Benchmarks, life's mile markers or lines of demarcation, are mostly positive reminders of goals attained or problems solved. We all recall the first kiss, making a team, getting our driver's license, marriages, and the passing of loved ones and friends. As we age those benchmarks tend to be more negative than positive. A doctor tells us to lose weight, major medical problems surface and we notice there are suddenly activities we can no longer perform. Our bodies wear out in spite of exercise, vitamins, the elimination of bad habits and our own sheer will power. In other words, it's a short ride from the halleluiah to the hoot.
"You don't have to shout!", my mother would exclaim when everyone clearly had to do just that in order for her to hear a word being said. She stubbornly refused to even consider hearing aids well into her eighties because "they were for old people". Time and again my brother and I would explain that hearing aids were no different than wearing glasses, but she just couldn't make the leap. Now, I think she may have had a point.
This coming Monday, at age 72, I pick-up my new hearing aids. Granted, they're far less obvious than those bulky contraptions of old but there is still no getting past the idea that the "old guy" just got his foot a little further inside my door. Damn! What's next? A walker and a lifetime supply of Metamucil?
I blame the #%$*&! Chinese and their stupid Covid virus. Until the whole "let's all wear masks and look like we're sticking up a bank" sartorial movement, I feined being in on conversations by becoming a master lip reader. Of course, I didn't know this until there were no lips to read. I was lost in a sea of masks and mumbles. That all ends Monday.
I can't say I didn't see it coming. Forty years of wearing headphones that blasted screaming guitars and car commercials at me for four hours a day with the volume cranked up to mach 1 probably didn't do my acoustic receptors any good, but it sure beat working for a living. When radio was good, it was great; there was no better place to be.

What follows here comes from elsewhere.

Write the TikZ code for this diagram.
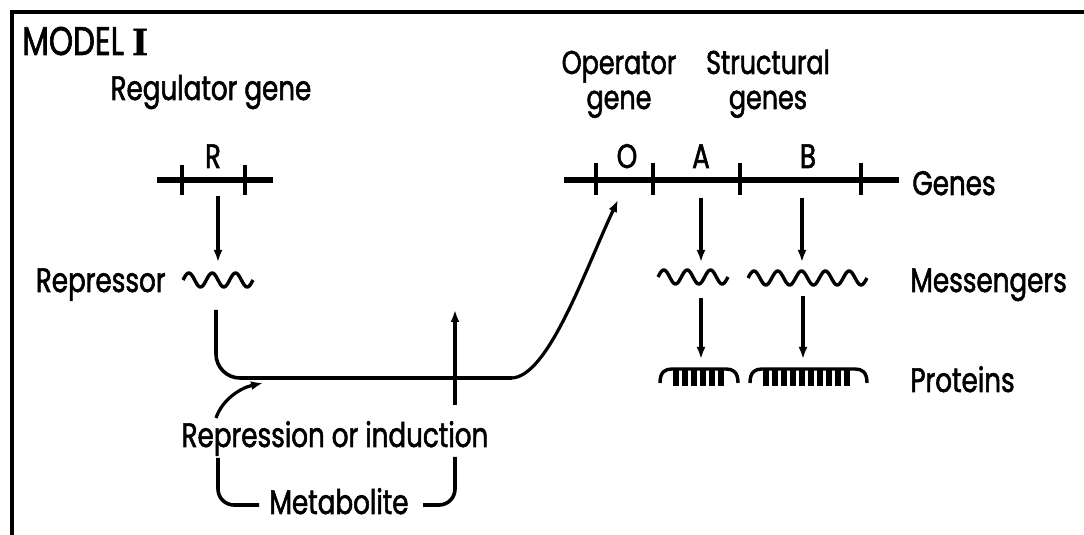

These days, having retired to the relative quiet of northern Idaho, it'll be interesting to test drive these new hearing aids. I'm told I'll hear things I haven't heard in a long time. (Maybe some of them I won't want to hear!) I do know that there will be one appreciative blonde lady with younger far less abused ears who won't have to leave the room because the TV is too loud. For her, I'm glad to do it. She's worth it.
So, another benchmark noted in a life filled with mostly good ones. With these new aids, I hope to enjoy a return to the hearing of my youth, or at least a reasonable facsimile. (What's next, a resumption of my athletic career? Oh, wait, that never happened.) I anticipate positive developments but do plan to remove the damn things when the news is on. Why risk my sanity? I'm getting too old for that!